Extended Data Fig. 6. Ace2 and p16 expression in vehicle-treated and ABT-263-treated young and aged lungs.

Lungs were collected from uninfected animals previously treated or not with ABT-263. Immunofluorescence staining for DAPI (blue), Ace2 (red) and p16 (green) is shown. Labelling was performed on lung sections collected from vehicle-treated (A) and from ABT-263-treated (B) animals. Scales are indicated. C, The intensity of Ace2 signals was normalized by DAPI count. The histograms indicate the fold change relative to average intensity in vehicle-treated young hamsters (n = 3).
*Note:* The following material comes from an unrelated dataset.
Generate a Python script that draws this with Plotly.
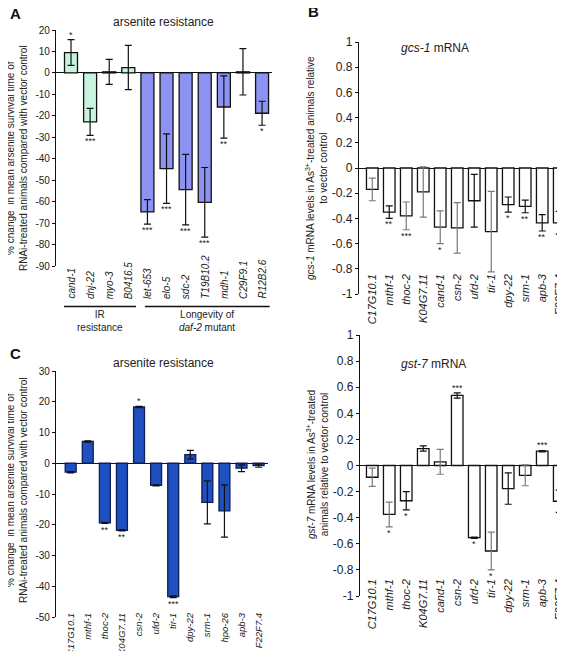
import plotly.graph_objects as go

FONT = "Liberation Sans, Arial, Helvetica, sans-serif"

# ---------------- data ----------------
genes_A = ["cand-1", "dnj-22", "myo-3", "B0416.5", "let-653", "elo-5", "sdc-2",
           "T19B10.2", "mdh-1", "C29F9.1", "R12B2.6"]
vals_A = [9.5, -22.8, 0.5, 2.5, -64.8, -44.6, -54.4, -60.3, -15.9, 0.5, -18.8]
err_A = [6.0, 6.3, 5.8, 10.3, 5.7, 16.2, 16.4, 16.2, 14.5, 10.8, 5.6]
stars_A = ["*", "***", "", "", "***", "***", "***", "***", "**", "", "*"]
group_A = ["IR", "IR", "IR", "IR", "L", "L", "L", "L", "L", "L", "L"]

genes_B = ["C17G10.1", "mthf-1", "thoc-2", "K04G7.11", "cand-1", "csn-2", "ufd-2",
           "tir-1", "dpy-22", "srm-1", "apb-3", "F22F7.4"]
vals_B = [-0.17, -0.35, -0.38, -0.19, -0.47, -0.475, -0.26, -0.505, -0.29, -0.305, -0.435, -0.435]
err_B = [0.09, 0.05, 0.11, 0.2, 0.13, 0.2, 0.21, 0.32, 0.06, 0.05, 0.065, 0.09]
stars_B = ["", "**", "***", "", "*", "", "", "", "*", "**", "**", "*"]
gray_B = [True, False, True, True, True, True, False, True, False, False, False, False]

genes_C = ["C17G10.1", "mthf-1", "thoc-2", "K04G7.11", "csn-2", "ufd-2", "tir-1",
           "dpy-22", "srm-1", "hpo-26", "apb-3", "F22F7.4"]
vals_C = [-2.9, 7.1, -19.4, -21.8, 18.3, -7.2, -43.4, 2.8, -12.7, -15.5, -1.6, -0.8]
err_C = [0.2, 0.2, 0.2, 0.2, 0.2, 0.2, 0.3, 1.4, 7.0, 8.5, 1.1, 0.5]
stars_C = ["", "", "**", "**", "*", "", "***", "", "", "", "", ""]

genes_D = ["C17G10.1", "mthf-1", "thoc-2", "K04G7.11", "cand-1", "csn-2", "ufd-2",
           "tir-1", "dpy-22", "srm-1", "apb-3", "F22F7.4"]
vals_D = [-0.09, -0.375, -0.27, 0.13, 0.028, 0.537, -0.553, -0.655, -0.177, -0.075, 0.11, -0.274]
err_D = [0.07, 0.095, 0.07, 0.02, 0.095, 0.02, 0.005, 0.145, 0.12, 0.08, 0.005, 0.085]
stars_D = ["", "*", "*", "", "", "***", "*", "*", "", "", "***", "*"]
gray_D = [True, True, False, False, True, False, False, True, False, True, False, False]

ticks_A = [20, 10, 0, -10, -20, -30, -40, -50, -60, -70, -80, -90]
ticks_C = [30, 20, 10, 0, -10, -20, -30, -40, -50]
ticks_BD = [1, 0.8, 0.6, 0.4, 0.2, 0, -0.2, -0.4, -0.6, -0.8, -1]

MINT = "#C8F4DF"
PERI = "#8C93F2"
DBLUE = "#1F50C2"

# the page body has an 8 px margin, so the figure is drawn 8 px in from the window corner
OFF = 8
W, H = 565 - OFF, 651 - OFF


def px(x):
    return (x - OFF) / W


def py(y):
    return 1 - (y - OFF) / H


fig = go.Figure()


def add_panel(n, genes, vals, errs, colors, line_color, width, gray=None):
    xa = "x" if n == 1 else f"x{n}"
    ya = "y" if n == 1 else f"y{n}"
    fig.add_trace(go.Bar(x=genes, y=vals, marker=dict(color=colors, line=dict(color=line_color, width=1.3)),
                         width=width, xaxis=xa, yaxis=ya, showlegend=False, hoverinfo="skip"))
    if gray is None:
        gray = [False] * len(genes)
    for flag, col in [(False, "#111111"), (True, "#7a7a7a")]:
        xs = [g for g, f in zip(genes, gray) if f == flag]
        ys = [v for v, f in zip(vals, gray) if f == flag]
        es = [e for e, f in zip(errs, gray) if f == flag]
        if not xs:
            continue
        fig.add_trace(go.Scatter(x=xs, y=ys, mode="markers",
                                 marker=dict(size=1, color="rgba(0,0,0,0)"),
                                 error_y=dict(type="data", array=es, color=col, thickness=1.2, width=3.5),
                                 xaxis=xa, yaxis=ya, showlegend=False, hoverinfo="skip"))


add_panel(1, genes_A, vals_A, err_A, [MINT if g == "IR" else PERI for g in group_A], "#111111", 0.68)
add_panel(2, genes_B, vals_B, err_B, ["white"] * len(genes_B), "#111111", 0.68, gray_B)
add_panel(3, genes_C, vals_C, err_C, [DBLUE] * len(genes_C), "#0d1f55", 0.64)
add_panel(4, genes_D, vals_D, err_D, ["white"] * len(genes_D), "#111111", 0.68, gray_D)

annotations = []


def ann(**kw):
    kw.setdefault("showarrow", False)
    kw.setdefault("xanchor", "center")
    kw.setdefault("yanchor", "middle")
    annotations.append(kw)


def star_anns(n, genes, vals, errs, stars):
    xr = "x" if n == 1 else f"x{n}"
    yr = "y" if n == 1 else f"y{n}"
    for g, v, e, s in zip(genes, vals, errs, stars):
        if not s:
            continue
        if v >= 0:
            ann(x=g, y=v + e, xref=xr, yref=yr, text=s, yanchor="bottom", yshift=-2,
                font=dict(size=9, family=FONT, color="#222"))
        else:
            ann(x=g, y=v - e, xref=xr, yref=yr, text=s, yanchor="top", yshift=1,
                font=dict(size=9, family=FONT, color="#222"))


star_anns(1, genes_A, vals_A, err_A, stars_A)
star_anns(2, genes_B, vals_B, err_B, stars_B)
star_anns(3, genes_C, vals_C, err_C, stars_C)
star_anns(4, genes_D, vals_D, err_D, stars_D)

# panel A gene labels (bottom aligned, rotated)
for g in genes_A:
    ann(x=g, y=py(301), xref="x", yref="paper", text=f"<i>{g}</i>", textangle=-90,
        yanchor="bottom", font=dict(size=10, family=FONT, color="#222"))

# group labels panel A
ann(x=1.5, y=py(307), xref="x", yref="paper", text="IR<br>resistance", yanchor="top",
    font=dict(size=10, family=FONT, color="#222"))
ann(x=7.1, y=py(307), xref="x", yref="paper", text="Longevity of<br><i>daf-2</i> mutant",
    yanchor="top", font=dict(size=10, family=FONT, color="#222"))

shapes = [
    dict(type="line", xref="x", yref="paper", x0=-0.37, x1=3.4, y0=py(306.5), y1=py(306.5),
         line=dict(color="#111", width=1.3)),
    dict(type="line", xref="x", yref="paper", x0=3.87, x1=10.4, y0=py(306.5), y1=py(306.5),
         line=dict(color="#111", width=1.3)),
]

# titles
ann(x=px(163), y=py(22), xref="paper", yref="paper", text="arsenite resistance",
    font=dict(size=12, family=FONT, color="#222"))
ann(x=px(163), y=py(363), xref="paper", yref="paper", text="arsenite resistance",
    font=dict(size=12, family=FONT, color="#222"))
ann(x=px(435), y=py(48), xref="paper", yref="paper", text="<i>gcs-1</i> mRNA",
    font=dict(size=12, family=FONT, color="#222"))
ann(x=px(433), y=py(364), xref="paper", yref="paper", text="<i>gst-7</i> mRNA",
    font=dict(size=12, family=FONT, color="#222"))
# panel letters
ann(x=0, y=py(3), xref="paper", yref="paper", text="<b>A</b>", xanchor="left", yanchor="top",
    font=dict(size=15, family=FONT, color="#111"))
ann(x=px(306), y=py(1), xref="paper", yref="paper", text="<b>B</b>", xanchor="left", yanchor="top",
    font=dict(size=15, family=FONT, color="#111"))
ann(x=0, y=py(343), xref="paper", yref="paper", text="<b>C</b>", xanchor="left", yanchor="top",
    font=dict(size=15, family=FONT, color="#111"))
# y-axis titles
YT_A = "% change  in mean arsenite survival time of<br>RNAi-treated animals compared with vector control"
ann(x=px(17), y=py(158), xref="paper", yref="paper", textangle=-90, text=YT_A,
    font=dict(size=10, family=FONT, color="#222"))
ann(x=px(17), y=py(490), xref="paper", yref="paper", textangle=-90, text=YT_A,
    font=dict(size=10, family=FONT, color="#222"))
ann(x=px(316), y=py(168), xref="paper", yref="paper", textangle=-90,
    text="<i>gcs-1</i> mRNA levels in As<sup>3+</sup>-treated animals relative<br>to vector control",
    font=dict(size=10, family=FONT, color="#222"))
ann(x=px(317), y=py(465), xref="paper", yref="paper", textangle=-90,
    text="<i>gst-7</i> mRNA levels in As<sup>3+</sup>-treated<br>animals relative to vector control",
    font=dict(size=10, family=FONT, color="#222"))


def yax(rng, dom, anchor, tickvals, size):
    return dict(range=rng, domain=dom, anchor=anchor, showgrid=False, zeroline=True, automargin=False,
                zerolinecolor="#111", zerolinewidth=1.3, showline=True, linecolor="#111", linewidth=1.3,
                ticks="outside", ticklen=3, tickcolor="#111", tickvals=tickvals,
                ticktext=[("%g" % t) for t in tickvals], tickfont=dict(size=size, family=FONT, color="#222"))


def xax(genes, rng, dom, anchor, pos=None, showlabels=True, size=11):
    d = dict(type="category", categoryorder="array", categoryarray=genes, range=rng, domain=dom,
             showgrid=False, zeroline=False, showline=False, ticks="", showticklabels=showlabels,
             automargin=False, tickangle=-90, tickfont=dict(size=size, family=FONT, color="#222"),
             tickprefix="<i>", ticksuffix="</i>")
    if pos is not None:
        d["anchor"] = "free"
        d["position"] = pos
    else:
        d["anchor"] = anchor
    return d


fig.update_layout(
    template="none",
    width=W, height=H, margin=dict(l=0, r=0, t=0, b=0, pad=0),
    plot_bgcolor="white", paper_bgcolor="white", bargap=0.3,
    font=dict(family=FONT, color="#222"),
    xaxis=xax(genes_A, [-0.785, 10.52], [px(56), px(272)], "y", showlabels=False),
    yaxis=yax([-90, 20], [py(266), py(30)], "x", ticks_A, 10),
    xaxis2=xax(genes_B, [-0.78, 11.34], [px(359), 1.0], "y2", pos=py(271), size=11),
    yaxis2=yax([-1, 1], [py(294), py(42)], "x2", ticks_BD, 12),
    xaxis3=xax(genes_C, [-0.86, 11.55], [px(56), px(268)], "y3", pos=py(610), size=9.5),
    yaxis3=yax([-50, 30], [py(617), py(371)], "x3", ticks_C, 10),
    xaxis4=xax(genes_D, [-0.72, 11.34], [px(360), 1.0], "y4", pos=py(576), size=11),
    yaxis4=yax([-1, 1], [py(596), py(335)], "x4", ticks_BD, 12),
    annotations=annotations, shapes=shapes,
)

fig.write_html("out.html")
D, mRNA copy numbers of Ace2 were quantified in RT-PCR assays (n = 4-9). The data are expressed as the fold change relative to average gene expression in vehicle-treated aged hamsters. A-D, One of two representative experiments is shown. For all graphs, errors indicate mean ± s.d. Significant differences were determined using the two tailed Mann Whitney U test.

Extended Data Fig. 7. Effect of ABT-263 treatment on lung pathology and body weight loss during a SARS-CoV-2 infection.

Aged hamsters and young hamsters were treated (or not) with ABT-263 and then infected with SARS-CoV-2. A, Representative micrographs showing H&E-stained lungs from aged hamsters and young hamsters treated (or not) with ABT-263 (magnification: x 2.5). The percentage of lung sections affected by subacute bronchointerstitial pneumonia (consolidation) is depicted for each group of animals (lower panel, (n = 11-12 aged and n = 6 young). B, Body weight loss curves for infected animals (n = 5-6). C, Heatmaps of the differential expressed components in the lungs of vehicle-treated and ABT-263-treated aged hamsters, in a mass-spectrometry analysis of the proteome (fold change in protein abundance >2, P < 0.05) (n = 4). Pooled results from two independent experiments (A left, B and C) and one of two representative experiments (A right) are shown. For all graphs, errors indicate mean ± SD. A and C, Significant differences were determined using the two tailed Mann Whitney U test. ** P < 0.01.